Local Somalis rattled 1 month after fatal wedding shooting
CBC
When someone yelled "Gunshots!" in the middle of celebrations for the newly-married bride and groom, Fowsia Hussein had a difficult choice to make.
Should she duck under her table? Run and save herself? Or should she join her 16-year-old daughter in the women's washroom?
She didn't know where the bullets were coming from.
"I made the decision to go and find my child," she said.
Hussein, a member of Ottawa's Somali community, was one of more than 200 people at the Sept. 2 reception at the Infinity Convention Centre south of Ottawa's core.
She and her daughter ended up not being among the eight people wounded amid a hail of bullets fired outside the convention centre that night.
Two of those victims, both from the Toronto area, died: 26-year-old Said Mohamed Ali and 29-year-old Abdishakur Abdi-Dahir.
Hussein and her daughter huddled in a bathroom stall for 45 minutes.
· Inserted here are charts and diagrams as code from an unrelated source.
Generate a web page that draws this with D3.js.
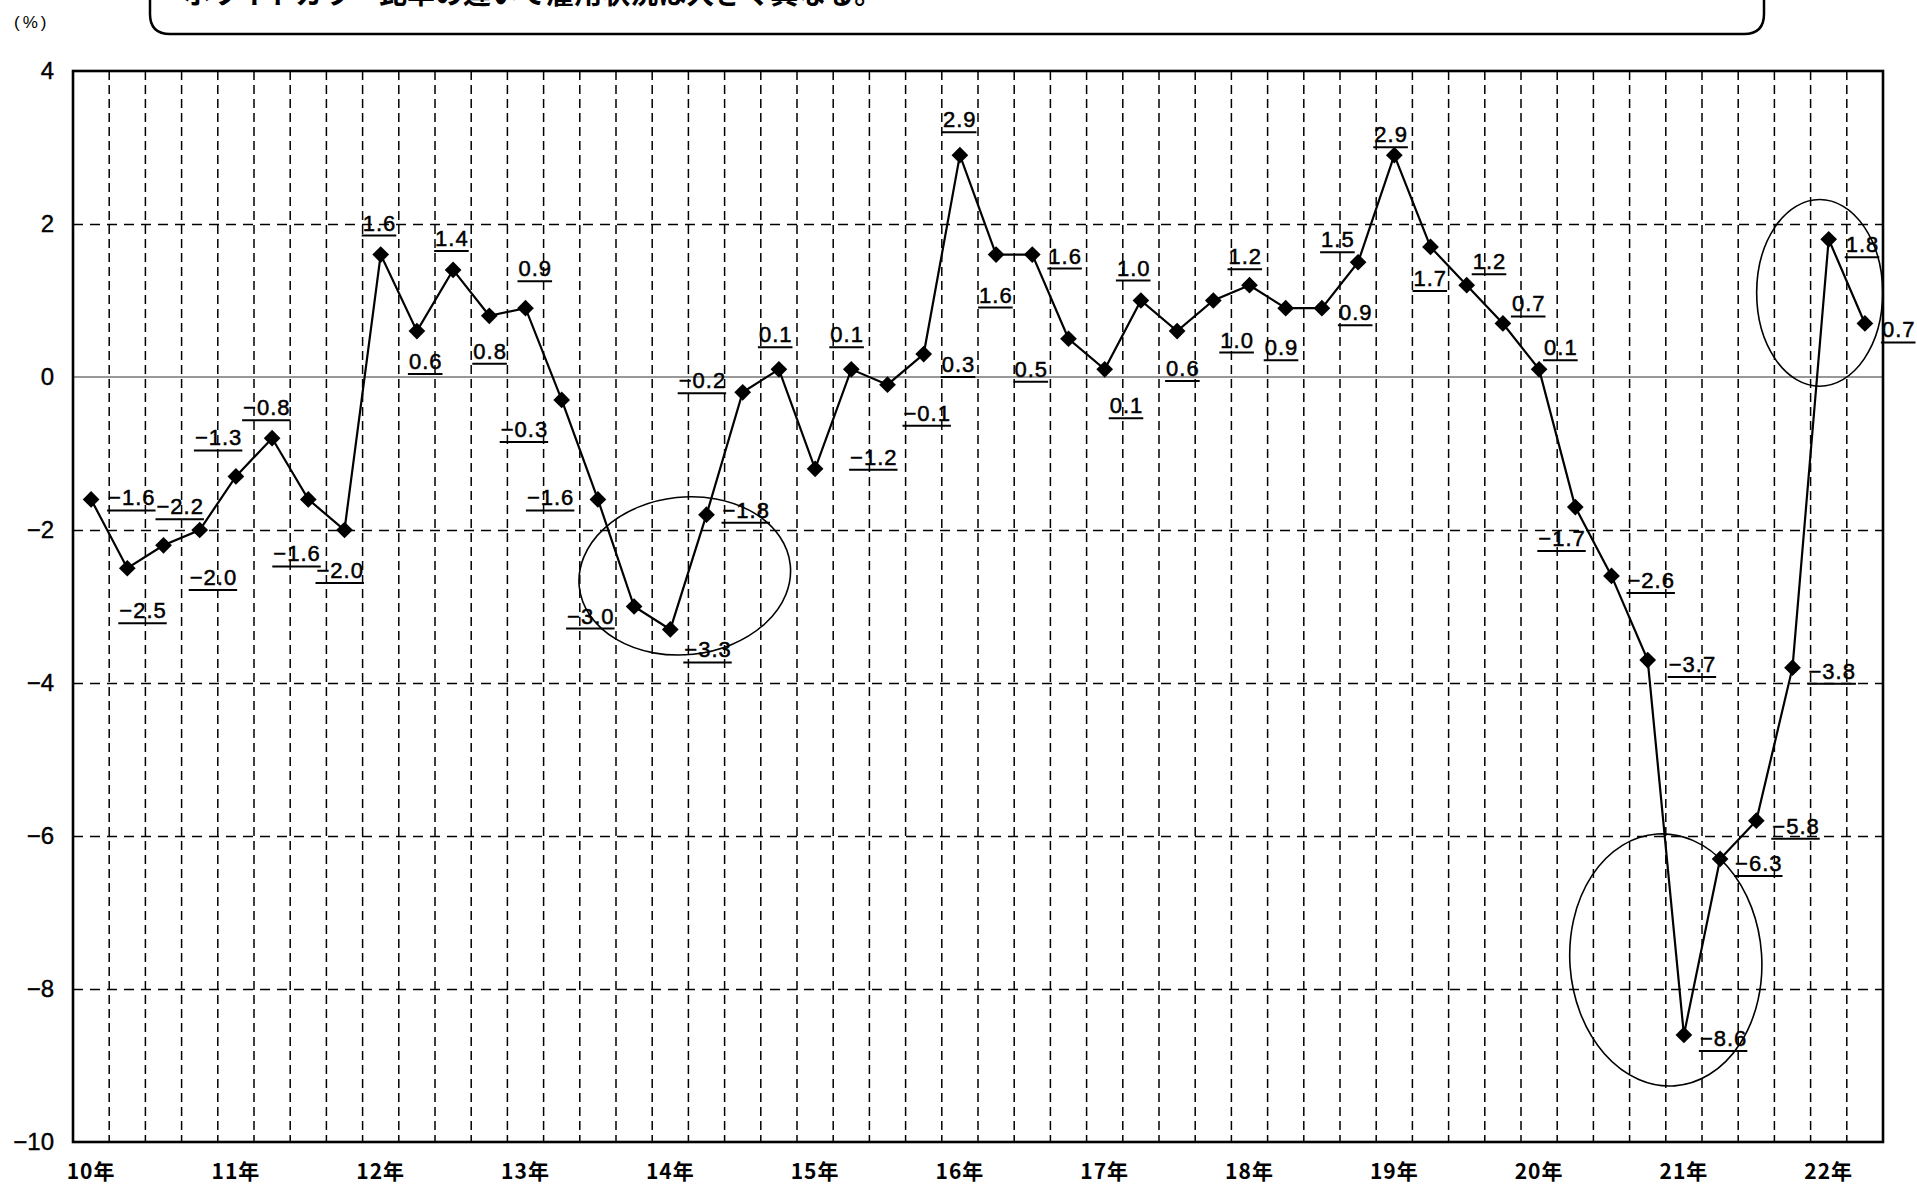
<!DOCTYPE html>
<html>
<head>
<meta charset="utf-8">
<script src="https://cdn.jsdelivr.net/npm/d3@7"></script>
<style>
  body { margin: 0; background: #fff; }
  svg { display: block; }
  .tick text { fill: #000; }
</style>
</head>
<body>
<svg width="1917" height="1189"></svg>
<script>
// years shown on the x axis, 4 quarters each (22年 has only 2)
const years = ['10年', '11年', '12年', '13年', '14年', '15年', '16年', '17年', '18年', '19年', '20年', '21年', '22年'];
const quarterCount = [4, 4, 4, 4, 4, 4, 4, 4, 4, 4, 4, 4, 2];

// % change
const values = [
  -1.6, -2.5, -2.2, -2.0,
  -1.3, -0.8, -1.6, -2.0,
  1.6, 0.6, 1.4, 0.8,
  0.9, -0.3, -1.6, -3.0,
  -3.3, -1.8, -0.2, 0.1,
  -1.2, 0.1, -0.1, 0.3,
  2.9, 1.6, 1.6, 0.5,
  0.1, 1.0, 0.6, 1.0,
  1.2, 0.9, 0.9, 1.5,
  2.9, 1.7, 1.2, 0.7,
  0.1, -1.7, -2.6, -3.7,
  -8.6, -6.3, -5.8, -3.8,
  1.8, 0.7
];

const yTicks = [4, 2, 0, -2, -4, -6, -8, -10];
const yGrid = [2, -2, -4, -6, -8];

// where each value label sits relative to its point [dx, dy of baseline]
const labelOffsets = [
  [17, 6], [-8, 50], [-7, -31], [-10, 55],
  [-41, -31], [-29, -23], [-35, 62], [-28, 48],
  [-18, -24], [-8, 38], [-18, -24], [-16, 43],
  [-7, -32], [-61, 37], [-71, 6], [-67, 17],
  [14, 28], [16, 3], [-64, -4], [-20, -27],
  [35, -4], [-21, -27], [16, 36], [18, 18],
  [-17, -28], [-17, 48], [16, 9], [-54, 38],
  [5, 44], [-24, -25], [-11, 45], [7, 47],
  [-21, -21], [-21, 47], [17, 12], [-37, -15],
  [-20, -13], [-17, 39], [6, -16], [9, -12],
  [5, -14], [-37, 39], [16, 12], [21, 12],
  [16, 11], [15, 12], [16, 13], [16, 11],
  [17, 13], [17, 14]
];

// hand drawn ellipses: centre (index, value), half sizes (steps, value units)
const circled = [
  { at: 16.4, value: -2.6, rx: 2.93, ry: 1.03, rot: -6 },
  { at: 43.5, value: -7.62, rx: 2.65, ry: 1.65, rot: -4 },
  { at: 47.75, value: 1.1, rx: 1.74, ry: 1.22, rot: 0 }
];

const headline = 'ホワイトカラー比率の違いで雇用状況は大きく異なる。';

let svg, g, x, y, width, height, margin;
let categories = [];

function setSVG() {
  svg = d3.select('svg');
  margin = { top: 71, right: 34, bottom: 47, left: 73 };
  width = +svg.attr('width') - margin.left - margin.right;
  height = +svg.attr('height') - margin.top - margin.bottom;

  years.forEach(function (yr, i) {
    for (let q = 1; q <= quarterCount[i]; q++) {
      categories.push(yr + q);
    }
  });

  x = d3.scaleBand().domain(categories).range([0, width]).padding(0);
  y = d3.scaleLinear().domain([-10, 4]).range([height, 0]);

  g = svg
    .append('g')
    .attr('transform', 'translate(' + margin.left + ',' + margin.top + ')');
}

function setHeadline() {
  // box runs off the top of the page, only its bottom is visible
  const x0 = 150, x1 = 1764, yb = 34, r = 20;
  svg
    .append('path')
    .attr('d', 'M' + x0 + ',-20 L' + x0 + ',' + (yb - r) +
      ' Q' + x0 + ',' + yb + ' ' + (x0 + r) + ',' + yb +
      ' L' + (x1 - r) + ',' + yb +
      ' Q' + x1 + ',' + yb + ' ' + x1 + ',' + (yb - r) +
      ' L' + x1 + ',-20')
    .attr('fill', 'none')
    .attr('stroke', '#000')
    .attr('stroke-width', 2.5);

  svg
    .append('text')
    .attr('x', 183)
    .attr('y', 4)
    .attr('font-family', '"Noto Sans CJK JP", sans-serif')
    .attr('font-weight', 'bold')
    .attr('font-size', 28)
    .text(headline);

  svg
    .append('text')
    .attr('x', 14)
    .attr('y', 28)
    .attr('font-family', '"Liberation Sans", Arial, sans-serif')
    .attr('font-size', 17)
    .attr('letter-spacing', 3)
    .text('(%)');
}

function setGrid() {
  // vertical dashed lines between quarters
  g.append('g')
    .attr('class', 'vgrid')
    .selectAll('line')
    .data(categories.slice(1))
    .enter()
    .append('line')
    .attr('x1', function (d) { return x(d); })
    .attr('x2', function (d) { return x(d); })
    .attr('y1', 0)
    .attr('y2', height)
    .attr('stroke', '#000')
    .attr('stroke-width', 1.5)
    .attr('stroke-dasharray', '9,5');

  g.append('g')
    .attr('class', 'grid')
    .call(d3.axisLeft(y).tickValues(yGrid).tickSize(-width).tickFormat(''))
    .call(function (s) { s.select('.domain').remove(); })
    .selectAll('line')
    .attr('stroke', '#000')
    .attr('stroke-width', 1.5)
    .attr('stroke-dasharray', '10,7');

  g.append('line')
    .attr('x1', 0)
    .attr('x2', width)
    .attr('y1', y(0))
    .attr('y2', y(0))
    .attr('stroke', '#333')
    .attr('stroke-width', 1.2);
}

function setAxes() {
  g.append('g')
    .attr('class', 'y-axis axis')
    .call(d3.axisLeft(y).tickValues(yTicks).tickSize(0).tickPadding(19).tickFormat(d3.format('d')))
    .call(function (s) { s.select('.domain').remove(); })
    .selectAll('text')
    .attr('font-family', '"Liberation Sans", Arial, sans-serif')
    .attr('font-size', 24)
    .attr('stroke', '#000')
    .attr('stroke-width', 0.4);

  const yearStarts = [];
  let k = 0;
  quarterCount.forEach(function (n) {
    yearStarts.push(categories[k]);
    k += n;
  });

  g.append('g')
    .attr('class', 'x-axis axis')
    .attr('transform', 'translate(0,' + height + ')')
    .call(d3.axisBottom(x).tickValues(yearStarts).tickSize(0).tickPadding(22)
      .tickFormat(function (d, i) { return years[i]; }))
    .call(function (s) { s.select('.domain').remove(); })
    .selectAll('text')
    .attr('font-family', '"Noto Sans CJK JP", sans-serif')
    .attr('font-weight', 'bold')
    .attr('font-size', 21)
    .attr('letter-spacing', 1);

  // frame
  g.append('rect')
    .attr('x', 0)
    .attr('y', 0)
    .attr('width', width)
    .attr('height', height)
    .attr('fill', 'none')
    .attr('stroke', '#000')
    .attr('stroke-width', 2.6);
}

function cx(i) {
  return x(categories[i]) + x.bandwidth() / 2;
}

function setLine() {
  const line = d3
    .line()
    .x(function (d, i) { return cx(i); })
    .y(function (d) { return y(d); });

  g.append('path')
    .datum(values)
    .attr('fill', 'none')
    .attr('stroke', '#000')
    .attr('stroke-width', 2.2)
    .attr('d', line);

  g.append('g')
    .selectAll('path')
    .data(values)
    .enter()
    .append('path')
    .attr('d', d3.symbol(d3.symbolSquare, 140))
    .attr('transform', function (d, i) {
      return 'translate(' + cx(i) + ',' + y(d) + ') rotate(45)';
    })
    .attr('fill', '#000');
}

function setLabels() {
  const fmt = d3.format('.1f');
  const labelG = g
    .append('g')
    .selectAll('g')
    .data(values)
    .enter()
    .append('g')
    .attr('transform', function (d, i) {
      return 'translate(' + (cx(i) + labelOffsets[i][0]) + ',' + (y(d) + labelOffsets[i][1]) + ')';
    });

  labelG
    .append('text')
    .attr('font-family', '"Liberation Sans", Arial, sans-serif')
    .attr('font-size', 22)
    .attr('letter-spacing', 1)
    .attr('stroke', '#000')
    .attr('stroke-width', 0.5)
    .text(function (d) { return fmt(d); });

  labelG.each(function () {
    const grp = d3.select(this);
    const w = grp.select('text').node().getComputedTextLength();
    grp
      .append('line')
      .attr('x1', -1)
      .attr('x2', w)
      .attr('y1', 5)
      .attr('y2', 5)
      .attr('stroke', '#000')
      .attr('stroke-width', 2);
  });
}

function setCircles() {
  const step = x.step();
  const unit = y(0) - y(1);
  g.append('g')
    .selectAll('ellipse')
    .data(circled)
    .enter()
    .append('ellipse')
    .attr('cx', 0)
    .attr('cy', 0)
    .attr('rx', function (d) { return d.rx * step; })
    .attr('ry', function (d) { return d.ry * unit; })
    .attr('transform', function (d) {
      const px = x(categories[0]) + x.bandwidth() / 2 + d.at * step;
      return 'translate(' + px + ',' + y(d.value) + ') rotate(' + d.rot + ')';
    })
    .attr('fill', 'none')
    .attr('stroke', '#000')
    .attr('stroke-width', 1.6);
}

setSVG();
setHeadline();
setGrid();
setAxes();
setLine();
setLabels();
setCircles();
</script>
</body>
</html>
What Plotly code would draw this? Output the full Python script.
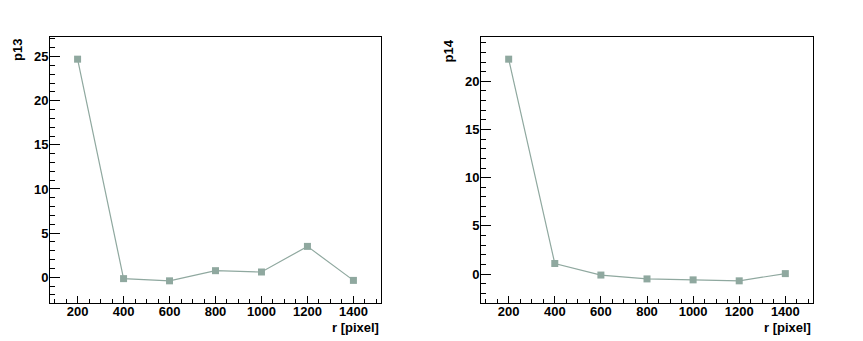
import plotly.graph_objects as go
from plotly.subplots import make_subplots

r_pixel = [200, 400, 600, 800, 1000, 1200, 1400]
p13 = [24.7, -0.15, -0.4, 0.75, 0.6, 3.5, -0.35]
p14 = [22.3, 1.1, -0.1, -0.5, -0.6, -0.7, 0.05]

# page body has an 8px margin, so the figure is shifted by that amount
OFF = 8
W, H = 863 - 2 * OFF, 341 - OFF
COLOR = "#8fa89f"
FONT = dict(family="Liberation Sans, Arial, sans-serif", size=13, color="black", weight="bold")

fig = make_subplots(rows=1, cols=2)

for col, vals in enumerate([p13, p14], start=1):
    fig.add_trace(go.Scatter(
        x=r_pixel, y=vals, mode="lines+markers",
        line=dict(color=COLOR, width=1.2),
        marker=dict(symbol="square", size=7, color=COLOR),
        showlegend=False,
    ), row=1, col=col)

def yrange(v):
    span = max(v) - min(v)
    return [min(v) - 0.1 * span, max(v) + 0.1 * span]

axis_common = dict(
    showline=True, linecolor="black", linewidth=1, mirror=True,
    showgrid=False, zeroline=False, ticks="inside", tickcolor="black",
    tickfont=FONT,
)

panels = [(50 - OFF, 381 - OFF), (481 - OFF, 813 - OFF)]
y_top, y_bot = 37 - OFF, 303 - OFF
for i, ((x0, x1), vals) in enumerate(zip(panels, [p13, p14]), start=1):
    fig.update_xaxes(
        domain=[x0 / W, x1 / W], range=[80, 1520], dtick=200, tick0=0,
        ticklen=7, ticklabelstandoff=-4,
        minor=dict(dtick=50, ticklen=4, ticks="inside", tickcolor="black"),
        **axis_common, row=1, col=i)
    fig.update_yaxes(
        domain=[1 - y_bot / H, 1 - y_top / H], range=yrange(vals), dtick=5, tick0=0,
        ticklen=10, ticklabelstandoff=-2,
        minor=dict(dtick=1, ticklen=5, ticks="inside", tickcolor="black"),
        **axis_common, row=1, col=i)

annotations = []
for (x0, x1), name in zip(panels, ["p13", "p14"]):
    annotations.append(dict(
        text=name, x=(x0 - 33) / W, y=1 - y_top / H, xref="paper", yref="paper",
        textangle=-90, xanchor="center", yanchor="top", showarrow=False,
        font=dict(FONT, size=13)))
    annotations.append(dict(
        text="r [pixel]", x=x1 / W, y=1 - (318 - OFF) / H, xref="paper", yref="paper",
        xanchor="right", yanchor="top", showarrow=False,
        font=dict(FONT, size=13)))

fig.update_layout(
    width=W, height=H, margin=dict(l=0, r=0, t=0, b=0),
    paper_bgcolor="white", plot_bgcolor="white",
    annotations=annotations,
)

fig.write_html("out.html")
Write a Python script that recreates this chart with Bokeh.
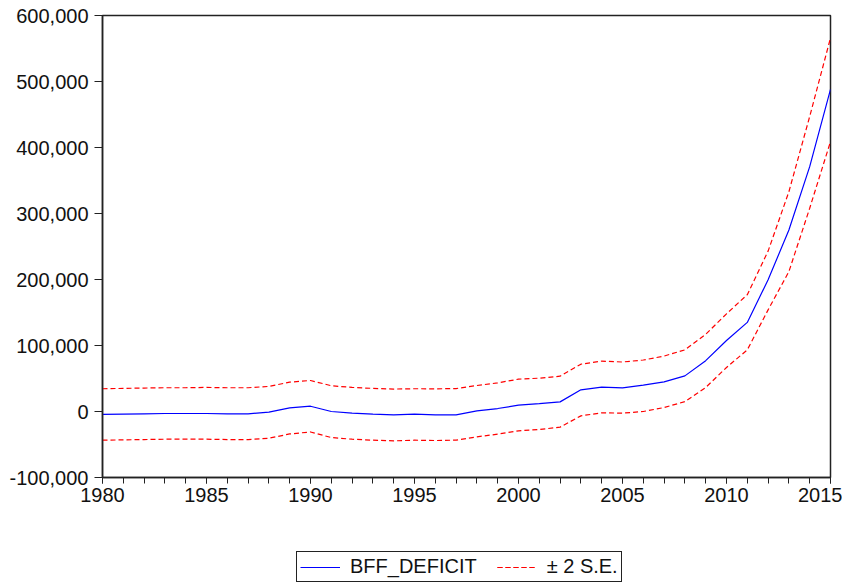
from bokeh.plotting import figure
from bokeh.layouts import column
from bokeh.models import Range1d, FixedTicker, NumeralTickFormatter, Legend, LegendItem, ColumnDataSource
from bokeh.embed import file_html
from bokeh.resources import INLINE

years = list(range(1980, 2016))
bff_deficit = [-4500, -4000, -3500, -3000, -3000, -3000, -3500, -3500, -1000, 5500,
               8000, 0, -2500, -4000, -5000, -4000, -5000, -5000, 1000, 4500,
               9600, 12000, 14600, 32800, 36900, 35900, 40000, 45000, 54000, 77000,
               107600, 135000, 199500, 275000, 371000, 488000]
upper_2se = [34500, 35000, 35500, 36000, 36000, 36500, 36000, 36000, 38000, 44500,
             47000, 39000, 36500, 35000, 34000, 34500, 34300, 34800, 39400, 43400,
             49000, 50500, 53500, 71700, 76300, 75000, 78000, 84000, 93400, 117000,
             148000, 177000, 243000, 333000, 447000, 566000]
lower_2se = [-43500, -43000, -42500, -42000, -42000, -42000, -42500, -42500, -40500, -34000,
             -31000, -39500, -42000, -43500, -44500, -43500, -44000, -43400, -38400, -34300,
             -29300, -27300, -23700, -6600, -2000, -2500, 0, 6000, 15000, 36400,
             66700, 93400, 154000, 212000, 308000, 409000]
x_major_ticks = [1980, 1985, 1990, 1995, 2000, 2005, 2010, 2015]
y_ticks = [-100000, 0, 100000, 200000, 300000, 400000, 500000, 600000]

src = ColumnDataSource(dict(year=years, v=bff_deficit, up=upper_2se, lo=lower_2se))

FONT = "Liberation Sans"
FS = "20px"
BLUE = "#0000FF"
RED = "#FF0000"
DASH = "5 3"

p = figure(width=842, height=530, output_backend="svg", toolbar_location=None,
           x_range=Range1d(1980, 2015), y_range=Range1d(-100000, 600000),
           min_border_left=102, min_border_right=12, min_border_top=15, min_border_bottom=53)
p.background_fill_color = "white"
p.border_fill_color = "white"
p.outline_line_color = "#222222"
p.outline_line_width = 1.5
p.grid.visible = False

p.line("year", "v", source=src, line_color=BLUE, line_width=1.2)
p.line("year", "up", source=src, line_color=RED, line_width=1.2, line_dash=DASH)
p.line("year", "lo", source=src, line_color=RED, line_width=1.2, line_dash=DASH)

xa = p.xaxis[0]
xa.ticker = FixedTicker(ticks=x_major_ticks, minor_ticks=years)
xa.major_tick_out = 6
xa.major_tick_in = 0
xa.minor_tick_out = 6
xa.minor_tick_in = 0
xa.major_label_standoff = 4
ya = p.yaxis[0]
ya.ticker = FixedTicker(ticks=y_ticks, minor_ticks=[])
ya.formatter = NumeralTickFormatter(format="0,0")
ya.major_tick_out = 8
ya.major_tick_in = 0
ya.major_label_standoff = 6
for ax in (xa, ya):
    ax.axis_line_color = "#222222"
    ax.axis_line_width = 1.5
    ax.major_tick_line_color = "#222222"
    ax.minor_tick_line_color = "#222222"
    ax.major_label_text_font = FONT
    ax.major_label_text_font_size = FS
    ax.major_label_text_color = "#111111"

# legend strip below the chart (same series, drawn out of view so only the legend shows)
leg = figure(width=842, height=52, output_backend="svg", toolbar_location=None,
             x_range=Range1d(1980, 2015), y_range=Range1d(1e9, 1e9 + 1),
             x_axis_location=None, y_axis_location=None,
             min_border_left=0, min_border_right=0, min_border_top=0, min_border_bottom=0)
leg.outline_line_color = None
leg.grid.visible = False
leg.background_fill_color = "white"
leg.border_fill_color = "white"
lb = leg.line("year", "v", source=src, line_color=BLUE, line_width=1.2)
lu = leg.line("year", "up", source=src, line_color=RED, line_width=1.2, line_dash=DASH)
ll = leg.line("year", "lo", source=src, line_color=RED, line_width=1.2, line_dash=DASH)

legend = Legend(items=[LegendItem(label="BFF_DEFICIT", renderers=[lb]),
                       LegendItem(label="± 2 S.E.", renderers=[lu, ll])],
                orientation="horizontal", location=(194, 0),
                label_text_font=FONT, label_text_font_size=FS, label_text_color="#111111",
                glyph_width=40, label_standoff=10, spacing=20, padding=3, margin=0,
                border_line_color="#222222", border_line_width=1, border_line_alpha=1.0,
                background_fill_alpha=1.0)
leg.add_layout(legend, "center")

layout = column(p, leg, spacing=0)
open("out.html", "w").write(file_html(layout, INLINE))
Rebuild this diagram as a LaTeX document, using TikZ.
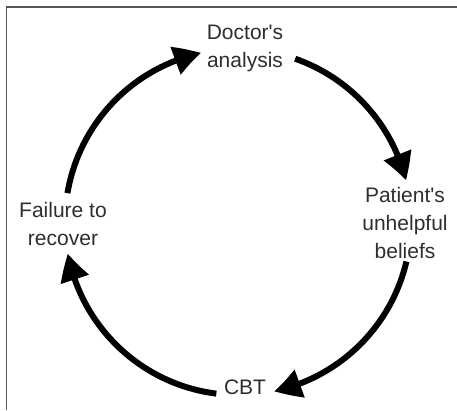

At one point someone wounded walked in — she didn't know if they were a victim or the shooter.
Eventually they emerged, walking past the parts of the bathroom floor that were sticky with blood, and escaped to the parking lot.
One month later, Hussein said she remains scared of attending large events.
"The suspects are not caught yet. We don't know who [was] the target," she said. "We have very limited information to reassure us."
Hussein is one of a number of local Somali residents who told CBC that last month's shooting has cast a traumatizing shadow over the community and that they're concerned about the pace of the Ottawa Police Service investigation.
While they're relieved officers responded quickly to the scene — from which the suspected shooter fled — they say they're disappointed with the police response in the weeks since.
"I don't think the police [are] saying what they know, and maybe rightfully so to protect their investigation. I give them the benefit of the doubt," Hussein said.